Runner up Finish Could Cost LeBron and D-Wade $15 million
LeBron James and Dwayne Wade cost themselves a combined $10 million to $15 million in potential new endorsements. Dirk Nowitzki has a boatload of cash in front him – if he wants it.
That’s the gist of NBA Finals endorsement wrapup, according to sports marketing expert Bob Dorfman of San Francisco-based Baker Street Advertising. The most compelling story of a compelling postseason seems to be mysterious case of LeBron James disappearing in the fourth quarter of some key games, an angle already set against the story line of LeBron as villain, brought about by his unpopular “decision” last summer.
And it’s certainly true that LeBron’s failure to capture a ring this year hurts his sponsorship growth potential, at least for now. What’s interesting to note, though, is that while the whole world seems to be piling on LeBron in the immediate wake of the series, the man still sells like crazy. Dorfman points to a slew of evidence: James’ top selling NBA jersey, his featured spots for McDonald’s, State Farm and Sprite that ran during the finals, plus a roll in the upcoming movie “Ballers,” a basketball comedy. So don’t count on James losing any of his $30 million annual endorsement portfolio. “LeBron’s brand is global, and his celebrity transcends his sport,” says Dorfman. At the same time, he estimates that the polarization of the LeBron, combined with his failures in the clutch, probably cost him some $10 million in new opportunities.
Dwayne Wade, never in LeBron’s class as a marketer to begin with, forfeited “a few million” in potential new earnings thanks to the Heat’s failure to take the title, estimates Dorfman. Wade’s most significant off the court business are his T-Mobil spots. On the plus side: Wade, a mostly low-key star, didn’t have as far to fall as LeBron did. He already has a ring from 2006, and he outplayed LeBron in the finals. But as he pushes 30, “Unless the Heat go all the way next season, marketers may find their money will be better spent on younger stars like Kevin Durant, Derrick Rose or Blake Griffin,” says Dorfman.

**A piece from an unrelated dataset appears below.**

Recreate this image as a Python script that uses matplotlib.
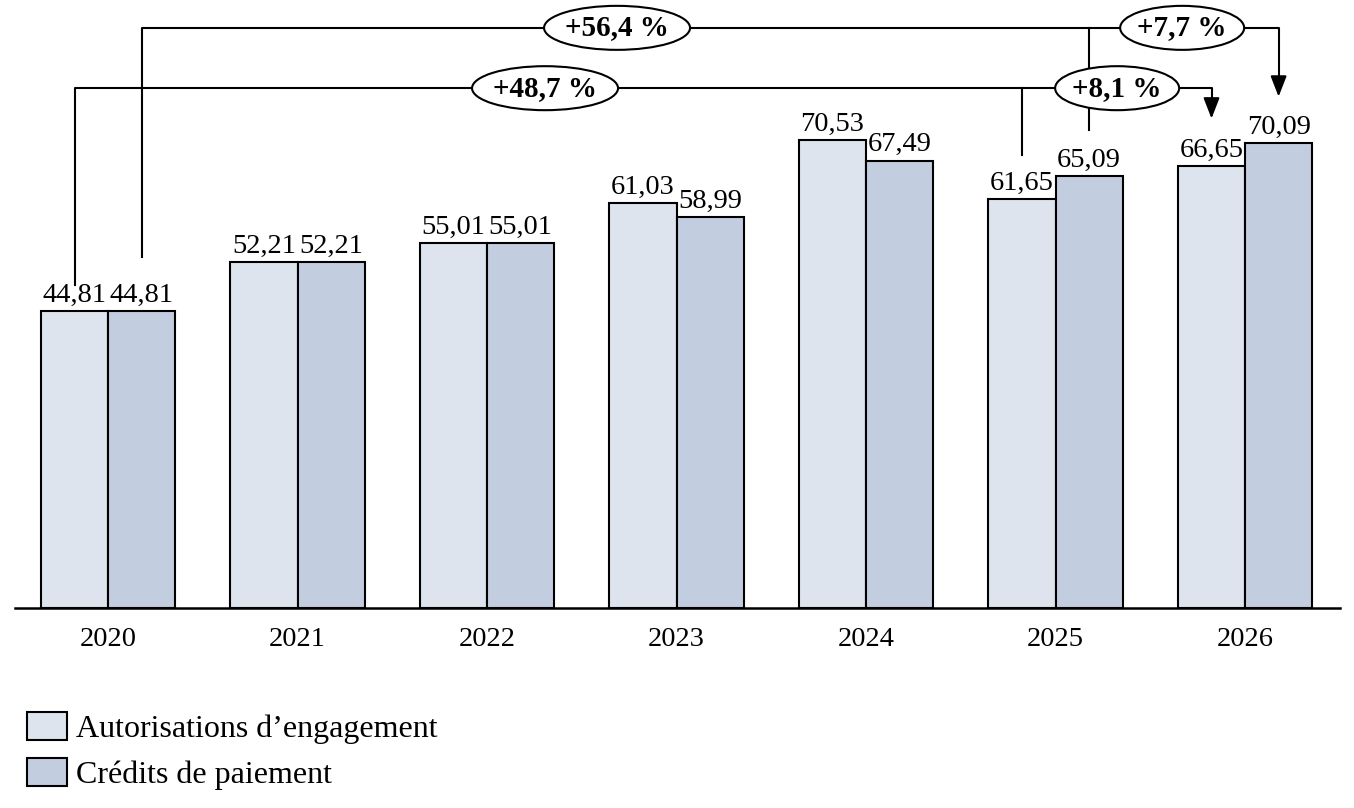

The wild card in all this is Nowitzki, a 13-year NBA star who now adds champion to his resume. Dorfman thinks he could easily rake in $3 million to $5 million in annual endorsement cash.
Thing is, Nowitzki isn’t particularly charismatic, and he’s never shown much interest in chasing endorsements. Ironically, that approach is now a huge potential asset for Nowitzki, whose regular guy persona was beamed to a huge audience during the finals.
Should he change his tune, Dorfman has the perfect suggestion: leveraging Dirk’s Game Four effort, in which he overcame a 102 degree fever to help the Mavs pull out a key win, into a pitchman spot for Bayer Aspirin, Campbell’s chicken soup or Lipton Tea. Or, asks Dorfman, “How about an “I’m going to Euro Disneyland’ spot?”